=== What to produce ===
Below are the records. Retype, exactly, the lines from the first through the line with "plt.rcParams['font.family'] = ['Liberation", and leave out the pictures.

=== Information provided ===
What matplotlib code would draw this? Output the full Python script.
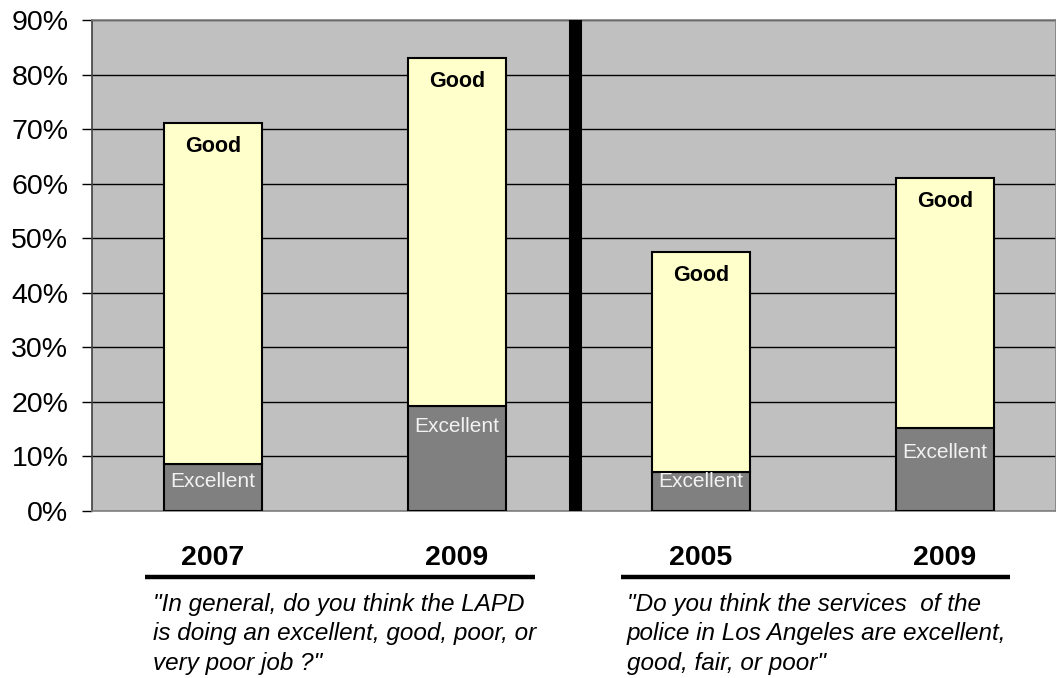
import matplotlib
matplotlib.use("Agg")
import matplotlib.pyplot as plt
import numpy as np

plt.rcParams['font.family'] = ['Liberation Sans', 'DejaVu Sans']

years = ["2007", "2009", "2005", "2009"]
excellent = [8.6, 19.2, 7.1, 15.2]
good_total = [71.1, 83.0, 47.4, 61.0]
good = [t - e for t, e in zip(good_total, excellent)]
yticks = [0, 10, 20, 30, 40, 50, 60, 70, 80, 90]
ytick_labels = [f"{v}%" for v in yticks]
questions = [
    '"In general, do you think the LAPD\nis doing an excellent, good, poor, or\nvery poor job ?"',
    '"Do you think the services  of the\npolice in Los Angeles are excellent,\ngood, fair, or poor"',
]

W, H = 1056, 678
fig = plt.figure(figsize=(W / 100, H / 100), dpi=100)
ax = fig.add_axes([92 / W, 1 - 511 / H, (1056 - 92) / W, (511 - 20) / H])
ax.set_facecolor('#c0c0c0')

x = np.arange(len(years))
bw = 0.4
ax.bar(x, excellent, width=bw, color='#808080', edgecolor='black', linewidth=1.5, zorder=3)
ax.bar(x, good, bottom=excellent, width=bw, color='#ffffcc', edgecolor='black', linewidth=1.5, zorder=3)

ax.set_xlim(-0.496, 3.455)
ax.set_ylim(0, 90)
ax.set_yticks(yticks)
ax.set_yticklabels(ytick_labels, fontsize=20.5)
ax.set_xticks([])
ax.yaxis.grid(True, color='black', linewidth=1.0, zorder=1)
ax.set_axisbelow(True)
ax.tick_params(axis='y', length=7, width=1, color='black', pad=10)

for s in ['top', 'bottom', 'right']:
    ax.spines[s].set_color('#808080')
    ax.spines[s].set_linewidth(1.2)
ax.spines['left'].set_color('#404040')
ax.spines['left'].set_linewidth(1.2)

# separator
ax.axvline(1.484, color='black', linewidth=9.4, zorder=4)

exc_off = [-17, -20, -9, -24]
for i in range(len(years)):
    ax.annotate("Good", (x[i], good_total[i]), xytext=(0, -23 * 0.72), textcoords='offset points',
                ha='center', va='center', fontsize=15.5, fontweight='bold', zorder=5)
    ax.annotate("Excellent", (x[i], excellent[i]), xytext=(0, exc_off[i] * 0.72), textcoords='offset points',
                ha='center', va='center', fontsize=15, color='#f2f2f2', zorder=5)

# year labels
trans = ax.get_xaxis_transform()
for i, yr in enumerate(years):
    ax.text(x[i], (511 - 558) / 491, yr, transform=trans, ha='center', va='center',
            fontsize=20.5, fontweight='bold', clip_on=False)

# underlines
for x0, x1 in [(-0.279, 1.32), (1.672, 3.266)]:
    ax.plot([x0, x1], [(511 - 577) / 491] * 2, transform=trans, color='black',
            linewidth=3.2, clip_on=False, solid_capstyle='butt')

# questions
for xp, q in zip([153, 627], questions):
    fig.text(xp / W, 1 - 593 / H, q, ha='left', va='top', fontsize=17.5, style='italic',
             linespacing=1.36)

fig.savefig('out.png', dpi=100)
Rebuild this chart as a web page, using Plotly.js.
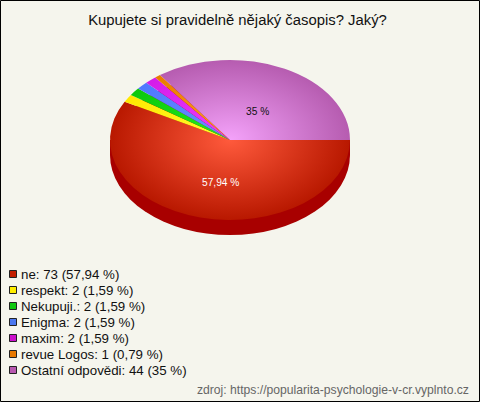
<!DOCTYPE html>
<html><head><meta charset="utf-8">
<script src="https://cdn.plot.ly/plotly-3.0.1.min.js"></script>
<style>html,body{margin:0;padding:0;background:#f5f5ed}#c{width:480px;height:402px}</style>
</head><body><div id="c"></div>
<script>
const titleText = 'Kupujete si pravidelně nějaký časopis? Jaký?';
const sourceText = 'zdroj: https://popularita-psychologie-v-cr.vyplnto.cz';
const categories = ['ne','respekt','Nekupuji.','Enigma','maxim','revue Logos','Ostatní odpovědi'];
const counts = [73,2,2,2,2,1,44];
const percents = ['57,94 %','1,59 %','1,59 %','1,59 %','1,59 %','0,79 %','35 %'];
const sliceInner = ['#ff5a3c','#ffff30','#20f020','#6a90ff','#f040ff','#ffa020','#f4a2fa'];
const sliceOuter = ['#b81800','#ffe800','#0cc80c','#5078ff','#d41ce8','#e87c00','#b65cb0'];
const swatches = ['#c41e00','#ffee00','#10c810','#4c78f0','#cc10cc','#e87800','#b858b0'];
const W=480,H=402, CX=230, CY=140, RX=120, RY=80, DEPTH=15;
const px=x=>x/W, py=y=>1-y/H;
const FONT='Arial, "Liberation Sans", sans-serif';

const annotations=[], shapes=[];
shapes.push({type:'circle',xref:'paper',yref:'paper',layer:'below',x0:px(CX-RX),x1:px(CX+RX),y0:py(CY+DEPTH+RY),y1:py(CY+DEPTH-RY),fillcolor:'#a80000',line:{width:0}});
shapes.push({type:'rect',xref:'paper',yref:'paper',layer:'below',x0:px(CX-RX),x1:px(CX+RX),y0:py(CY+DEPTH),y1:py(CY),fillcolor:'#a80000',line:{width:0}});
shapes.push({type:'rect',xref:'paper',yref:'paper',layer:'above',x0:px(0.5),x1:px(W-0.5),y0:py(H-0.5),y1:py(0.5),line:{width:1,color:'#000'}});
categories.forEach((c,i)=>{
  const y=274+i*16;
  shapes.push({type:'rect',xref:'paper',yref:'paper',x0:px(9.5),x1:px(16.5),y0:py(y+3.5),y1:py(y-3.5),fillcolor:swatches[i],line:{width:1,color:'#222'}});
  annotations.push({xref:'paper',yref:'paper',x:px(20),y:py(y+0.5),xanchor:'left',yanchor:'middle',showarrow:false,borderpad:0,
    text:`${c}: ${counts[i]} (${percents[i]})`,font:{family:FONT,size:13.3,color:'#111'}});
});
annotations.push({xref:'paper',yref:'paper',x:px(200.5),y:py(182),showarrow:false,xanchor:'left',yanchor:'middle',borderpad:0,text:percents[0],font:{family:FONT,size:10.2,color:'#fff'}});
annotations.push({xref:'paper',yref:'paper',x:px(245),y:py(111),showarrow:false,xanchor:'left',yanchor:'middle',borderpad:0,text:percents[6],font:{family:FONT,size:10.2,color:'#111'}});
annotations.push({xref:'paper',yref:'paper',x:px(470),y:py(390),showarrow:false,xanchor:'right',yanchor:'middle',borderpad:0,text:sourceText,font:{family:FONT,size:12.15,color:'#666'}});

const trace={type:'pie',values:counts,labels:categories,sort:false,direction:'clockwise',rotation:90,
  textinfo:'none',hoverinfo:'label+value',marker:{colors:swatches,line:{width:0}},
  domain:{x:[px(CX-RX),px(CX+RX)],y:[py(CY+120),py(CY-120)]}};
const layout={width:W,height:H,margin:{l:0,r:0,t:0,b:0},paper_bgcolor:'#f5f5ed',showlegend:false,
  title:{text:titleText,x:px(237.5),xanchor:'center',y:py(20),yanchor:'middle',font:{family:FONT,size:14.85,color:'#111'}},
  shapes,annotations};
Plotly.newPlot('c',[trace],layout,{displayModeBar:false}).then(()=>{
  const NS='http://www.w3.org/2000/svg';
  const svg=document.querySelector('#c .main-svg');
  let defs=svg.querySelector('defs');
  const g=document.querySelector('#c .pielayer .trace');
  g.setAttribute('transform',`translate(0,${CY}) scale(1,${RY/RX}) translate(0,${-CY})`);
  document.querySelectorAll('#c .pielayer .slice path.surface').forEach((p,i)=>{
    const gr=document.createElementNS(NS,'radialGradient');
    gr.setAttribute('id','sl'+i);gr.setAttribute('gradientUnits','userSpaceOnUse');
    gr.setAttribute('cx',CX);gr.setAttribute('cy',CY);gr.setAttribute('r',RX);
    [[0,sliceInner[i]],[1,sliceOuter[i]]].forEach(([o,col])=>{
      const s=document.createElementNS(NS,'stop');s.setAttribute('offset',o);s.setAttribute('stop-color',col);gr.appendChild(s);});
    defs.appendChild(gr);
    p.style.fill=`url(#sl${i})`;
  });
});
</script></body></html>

=== Response ===
What matplotlib code would draw this? Output the full Python script.
import matplotlib
matplotlib.use("Agg")
import matplotlib.pyplot as plt
import numpy as np

plt.rcParams['font.family'] = ['Liberation Sans', 'DejaVu Sans']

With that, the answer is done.